HLA-Colorado Springs Chapter
Colorado Springs, CO
Pauline Weiss, email@example.com
Wayne/Holmes County Chapter to Offer Hearing Health Support
We are in the process of creating an application form to help someone with the costs of either a hearing test or hearing aid. We are hoping to distribute these applications to various hearing health centers in the Wayne/Holmes county areas. Our hope is to make the public somewhat aware that our organization exists for support.
HLA of Wayne/Holmes County Chapter
Margaret Latta, firstname.lastname@example.org
Lives Touching Lives
The Brevard Chapter is the result of a dream that Rosemary Tuite and I had of bringing Hearing Loss Association to our area of North Carolina. We announced a planning meeting in March of this year and were a bit dismayed when only two people came. The good news was that one of those two people was an HLAA member who agreed to be the 4th individual we needed to start a chapter. The other of those two people was a CART reporter who offered her services to us at no cost. We were delighted that we were able to proceed with the paperwork to become a chapter.

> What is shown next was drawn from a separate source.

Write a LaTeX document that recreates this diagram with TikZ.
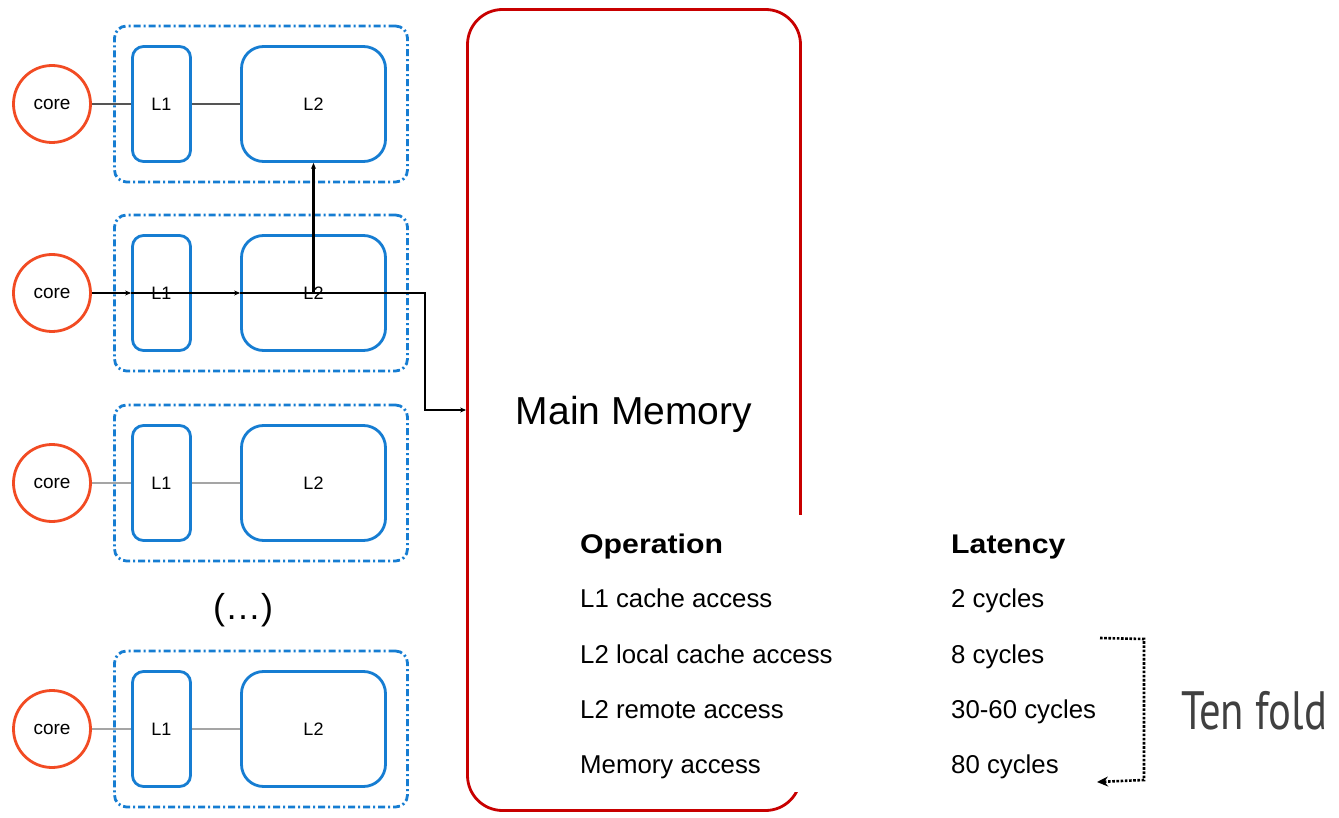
\documentclass[tikz,border=0pt]{standalone}
\usepackage{fontspec}
\usepackage{graphicx}
\setmainfont{Liberation Sans}
\newfontfamily\tenfont{PT Sans}
\usetikzlibrary{arrows.meta}
\definecolor{cblue}{RGB}{22,125,210}
\definecolor{corered}{RGB}{242,75,35}
\definecolor{memred}{RGB}{200,0,0}
\definecolor{darkline}{RGB}{85,85,85}
\definecolor{lightline}{RGB}{165,165,165}
\definecolor{tenfoldgray}{RGB}{64,64,64}
\begin{document}
\begin{tikzpicture}[x=1pt,y=-1pt,
  corenode/.style={circle,draw=corered,line width=2.8pt,minimum size=77pt,inner sep=0pt,font=\fontsize{19}{22}\selectfont},
  lonebox/.style={draw=cblue,line width=2.8pt,rounded corners=11pt,minimum width=58pt,minimum height=115pt,inner sep=0pt,font=\fontsize{18}{21}\selectfont},
  ltwobox/.style={draw=cblue,line width=2.8pt,rounded corners=22pt,minimum width=144pt,minimum height=115pt,inner sep=0pt,font=\fontsize{18}{21}\selectfont},
  groupbox/.style={draw=cblue,line width=2.8pt,rounded corners=12pt,dash pattern=on 7pt off 3pt on 2pt off 3pt,minimum width=293pt,minimum height=156pt,inner sep=0pt},
  memnode/.style={draw=memred,line width=2.8pt,rounded corners=35pt,minimum width=333pt,minimum height=801pt,inner sep=0pt,text height=36pt,text depth=8pt,font=\fontsize{39}{46}\selectfont},
  darkconn/.style={draw=darkline,line width=1.3pt},
  lightconn/.style={draw=lightline,line width=1.6pt},
  pathconn/.style={draw=black,line width=2.2pt},
  smalltip/.style={-{Stealth[length=6pt,width=5pt]}},
  tabtxt/.style={anchor=base west,inner sep=0pt,font=\fontsize{25.8}{30}\selectfont},
  tabhead/.style={anchor=base west,inner sep=0pt,font=\fontsize{27}{30}\selectfont\bfseries},
]
\useasboundingbox (0,0) rectangle (1339,818);
\fill[white] (0,0) rectangle (1339,818);

% main memory
\node[memnode] (mm) at (634,410) {Main Memory};
\fill[white] (780,515) rectangle (830,792);

% rows
\foreach \i/\y in {1/104,2/293,3/483,4/729}{
  \node[groupbox] (g\i) at (261,\y) {};
  \node[corenode] (c\i) at (52,\y) {core};
  \node[lonebox] (a\i) at (161.5,\y) {L1};
  \node[ltwobox] (b\i) at (313.5,\y) {L2};
}

\draw[darkconn] (c1.east) -- (a1.west);
\draw[darkconn] (a1.east) -- (b1.west);
\draw[lightconn] (c3.east) -- (a3.west);
\draw[lightconn] (a3.east) -- (b3.west);
\draw[lightconn] (c4.east) -- (a4.west);
\draw[lightconn] (a4.east) -- (b4.west);

% highlighted path
\coordinate (turn) at (425,293);
\draw[pathconn,smalltip] (c2.east) -- (a2.west);
\draw[pathconn,smalltip] (a2.west) -- (b2.west);
\draw[pathconn,smalltip] (b2.west) -- (turn) |- (mm.west);
\draw[pathconn,smalltip] (b2.center) -- (b1.south);

\node[font=\fontsize{36}{40}\selectfont] (dots) at (243,610) {(…)};

% table
\node[tabhead] (oph) at (580,553) {\scalebox{1.12}[1]{Operation}};
\node[tabtxt] (op1) at (580,607) {L1 cache access};
\node[tabtxt] (op2) at (580,663) {L2 local cache access};
\node[tabtxt] (op3) at (580,718) {L2 remote access};
\node[tabtxt] (op4) at (580,773) {Memory access};
\node[tabhead] (lah) at (951,553) {\scalebox{1.12}[1]{Latency}};
\node[tabtxt] (la1) at (951,607) {2 cycles};
\node[tabtxt] (la2) at (951,663) {8 cycles};
\node[tabtxt] (la3) at (951,718) {30-60 cycles};
\node[tabtxt] (la4) at (951,773) {80 cycles};

% bracket
\coordinate (brs) at (1100,638);
\coordinate (bre) at (1097,782);
\draw[black,line width=2.6pt,dash pattern=on 2.6pt off 1.6pt,-{Stealth[length=11pt,width=10pt]}]
  (brs) -- (1144,639) -- (1144,780) -- (bre);

\node[anchor=base,inner sep=0pt,text=tenfoldgray,font=\tenfont\fontsize{54}{60}\selectfont] (tf) at (1254,729) {\scalebox{0.79}[1]{Ten fold}};
\end{tikzpicture}
\end{document}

Our first official meeting was in April. Attendance has been good thanks to the coverage we've gotten in two local newspapers (we're working on a third) and flyers we've posted. Programs we've had so far include presentations from an audiologist from Western Carolina University, CaptionCall and Sprint CapTel of NC. We also devoted a program to Communication Strategies, and another meeting focused on hearing loss from the perspective of our hearing family members.
We strive to have a portion of every meeting be interactive so everyone has an opportunity to be involved. It's been so rewarding to witness enthusiasm and tears as people express their gratitude at finding others who relate to their struggles. One member was so impressed that he applied to his former employer, IBM, for a $500 Community Service grant to support the efforts of the Brevard Chapter. The grant was approved!
In January of 2013 we plan to start a monthly "5 Minute Focus" where we'll invite one member to share his or her story during the meeting. Future speakers include a presenter on loops, HLA-NC President Julie Bishop, a speaker from Cochlear Americas and another from MedEl.
Yes, this chapter has been a lot of work and time consuming, but we are having SO much fun!